Hacker News new | ask | show | jobs
by adamredwoods 2248 days ago
I don't know if anyone (anymore) thinks that computer science is the same as software development. Knowing the latest library APIs, versus doing research to find a faster hash sort, are two different areas, IMO. I also wonder about the different industries and how they compare (SaaS vs CGI vs HFT).

I think if you want to forge new roads in programming, a little theoretical studying doesn't hurt, so why not explore a university degree.

I also do not enjoy the endless debates around self-taught versus schooling. I've seen real-life anecdotes from both viewpoints and find that it's too subjective for anyone to declare anything from either side. I personally don't recommend people jump out and grab a CS degree, but there are some good programs out there.

1 comments

So why not explore a university degree? Let me give you 300,000 reasons-- in other words, the price (in dollars) at a fancy university for said degree.

I'm not debating whether anyone should study this. I'm just saying that people who want to get jobs shouldn't need to study it. If you want to do the theoretical stuff, have at it. I'm just saying that it's failed my team as often as it has helped. If the theoretical model doesn't match the problem exactly, you can get the WRONG answer as that NP-complete obsessed dude did when he didn't look for a heuristic.

> the dimensions of the problem were such that a quick heuristic did perfectly fine.

This is also a theoretical model that they teach in CS programs.

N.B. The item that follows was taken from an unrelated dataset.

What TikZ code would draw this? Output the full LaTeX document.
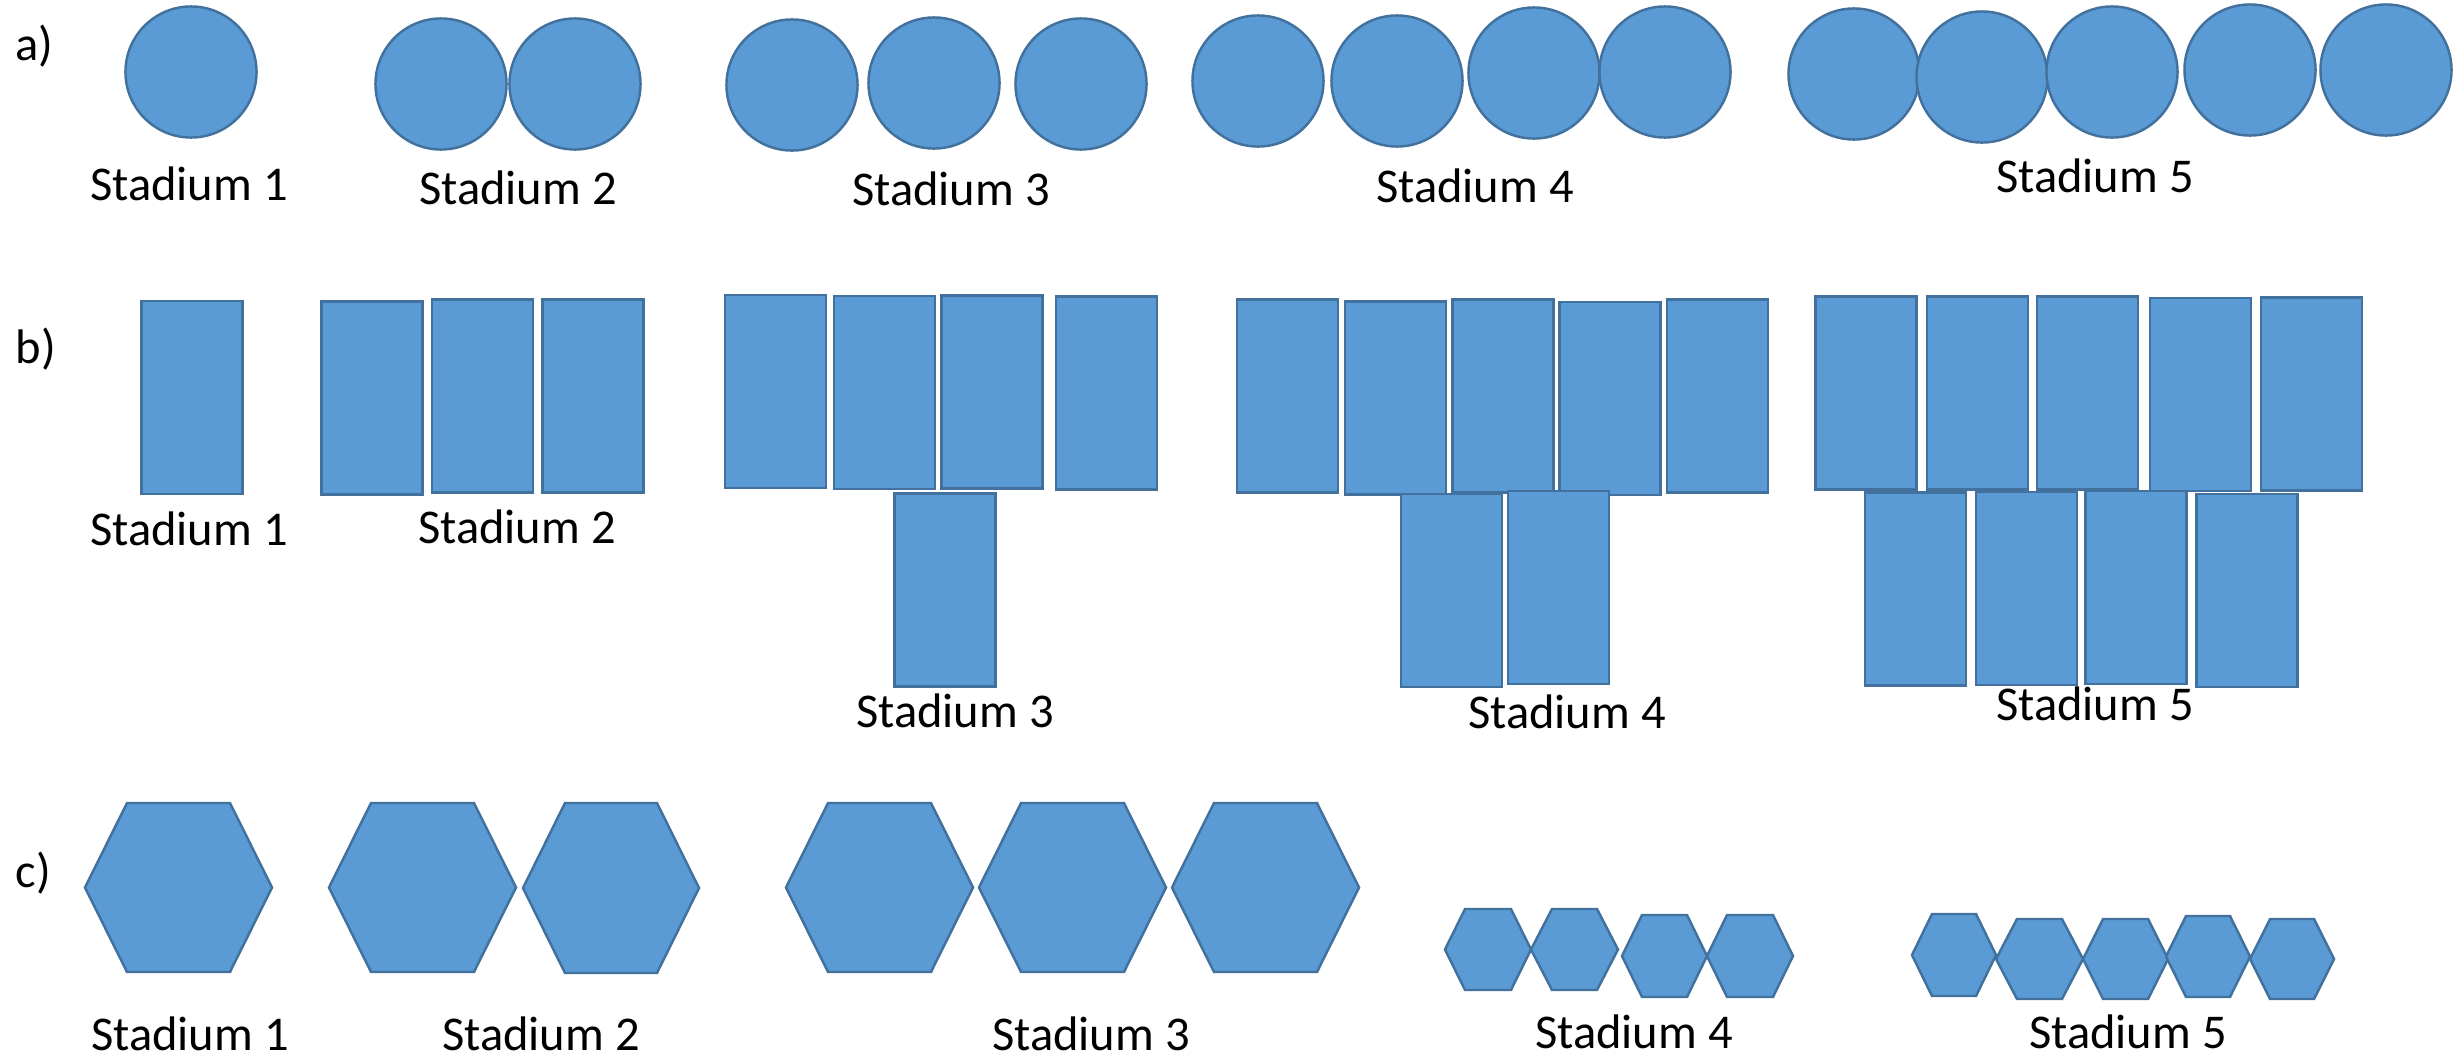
\documentclass[tikz,border=0pt]{standalone}
\usepackage{fontspec}
\setmainfont{Carlito}
\definecolor{shapefill}{HTML}{5B9BD5}
\definecolor{shapeline}{HTML}{41719C}
\newcommand{\myhex}[6]{% name, xl, xr, yt, yb, inset
  \path[hexa] (#2,{(#4+#5)/2}) -- (#2+#6,#4) -- (#3-#6,#4) -- (#3,{(#4+#5)/2})
    -- (#3-#6,#5) -- (#2+#6,#5) -- cycle;
  \coordinate (#1) at ({(#2+#3)/2},{(#4+#5)/2});}
\begin{document}
\begin{tikzpicture}[x=0.01cm,y=-0.01cm,
  circ/.style={circle,draw=shapeline,fill=shapefill,line width=0.7pt,minimum size=1.31cm,inner sep=0pt},
  rbox/.style={rectangle,draw=shapeline,fill=shapefill,line width=0.7pt,minimum width=1.01cm,minimum height=1.93cm,inner sep=0pt},
  hexa/.style={draw=shapeline,fill=shapefill,line width=0.7pt,line join=miter},
  lbl/.style={anchor=base,inner sep=0pt,font=\fontsize{13.8}{16}\selectfont},
  tag/.style={anchor=base west,inner sep=0pt,font=\fontsize{13.8}{16}\selectfont}]
\useasboundingbox (0,0) rectangle (2453,1057);

% ---------- row a ----------
\node[tag] (ta) at (15,60) {a)};
\node[circ] (a11) at (191,72) {};
\node[circ] (a21) at (441,84) {};
\node[circ] (a22) at (575,84) {};
\node[circ] (a31) at (792,85) {};
\node[circ] (a32) at (934,83) {};
\node[circ] (a33) at (1081,84) {};
\node[circ] (a41) at (1258,81) {};
\node[circ] (a42) at (1397,81) {};
\node[circ] (a43) at (1534,73) {};
\node[circ] (a44) at (1665,72) {};
\node[circ] (a51) at (1854,74) {};
\node[circ] (a52) at (1982,77) {};
\node[circ] (a53) at (2112,72) {};
\node[circ] (a54) at (2250,70) {};
\node[circ] (a55) at (2386,70) {};
\node[lbl] (la1) at (189,200) {Stadium 1};
\node[lbl] (la2) at (518,204) {Stadium 2};
\node[lbl] (la3) at (951,205) {Stadium 3};
\node[lbl] (la4) at (1475,202) {Stadium 4};
\node[lbl] (la5) at (2095,192) {Stadium 5};

% ---------- row b ----------
\node[tag] (tb) at (15,363) {b)};
\node[rbox] (b11) at (192,397.5) {};
\node[rbox] (b21) at (372,398) {};
\node[rbox] (b22) at (482.5,396) {};
\node[rbox] (b23) at (593,396) {};
\node[rbox] (b31) at (775.5,391.5) {};
\node[rbox] (b32) at (884.5,392.5) {};
\node[rbox] (b33) at (992,392) {};
\node[rbox] (b34) at (1106.5,393) {};
\node[rbox] (b35) at (945,590) {};
\node[rbox] (b41) at (1287.5,396) {};
\node[rbox] (b42) at (1395.5,398) {};
\node[rbox] (b43) at (1503,396) {};
\node[rbox] (b44) at (1610,398.5) {};
\node[rbox] (b45) at (1717.5,396) {};
\node[rbox] (b46) at (1451.5,590.5) {};
\node[rbox] (b47) at (1558.5,587.5) {};
\node[rbox] (b51) at (1866,393) {};
\node[rbox] (b52) at (1977.5,393) {};
\node[rbox] (b53) at (2087.5,393) {};
\node[rbox] (b54) at (2200.5,394.5) {};
\node[rbox] (b55) at (2311.5,394) {};
\node[rbox] (b56) at (1915.5,589) {};
\node[rbox] (b57) at (2026.5,588.5) {};
\node[rbox] (b58) at (2136,587.5) {};
\node[rbox] (b59) at (2247,590.5) {};
\node[lbl] (lb1) at (189,545) {Stadium 1};
\node[lbl] (lb2) at (517,543) {Stadium 2};
\node[lbl] (lb3) at (955,727) {Stadium 3};
\node[lbl] (lb4) at (1567,728) {Stadium 4};
\node[lbl] (lb5) at (2095,720) {Stadium 5};

% ---------- row c ----------
\node[tag] (tc) at (15,887) {c)};
\myhex{c11}{85}{272}{803}{972}{42}
\myhex{c21}{329}{516}{803}{972}{42}
\myhex{c22}{523}{699}{803}{973}{42}
\myhex{c31}{786}{973}{803}{972}{42}
\myhex{c32}{979}{1166}{803}{972}{42}
\myhex{c33}{1172}{1359}{803}{972}{42}
\myhex{c41}{1445}{1531}{909}{990}{20}
\myhex{c42}{1531}{1618}{909}{990}{21}
\myhex{c43}{1622}{1707}{915}{997}{20}
\myhex{c44}{1707}{1793}{915}{997}{20}
\myhex{c51}{1912}{1996}{914}{996}{20}
\myhex{c52}{1996}{2083}{919}{999}{21}
\myhex{c53}{2083}{2168}{919}{999}{20}
\myhex{c54}{2166}{2250}{916}{997}{20}
\myhex{c55}{2250}{2334}{919}{999}{20}
\node[lbl] (lc1) at (190,1050) {Stadium 1};
\node[lbl] (lc2) at (541,1050) {Stadium 2};
\node[lbl] (lc3) at (1091,1050) {Stadium 3};
\node[lbl] (lc4) at (1634,1048) {Stadium 4};
\node[lbl] (lc5) at (2128,1048) {Stadium 5};
\end{tikzpicture}
\end{document}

Some teach this but many don't. They spend their time climbing the hierarchy and saying the word "exponential" again and again. The classes are obsessed with seeing every problem in Gary and Johnson as intractable.

My point is that many of these theoretical models cause as much trouble as they solve.

Do you think that this is only true of CS and programming, or of any degree and any job? And if not, what makes CS and programming special?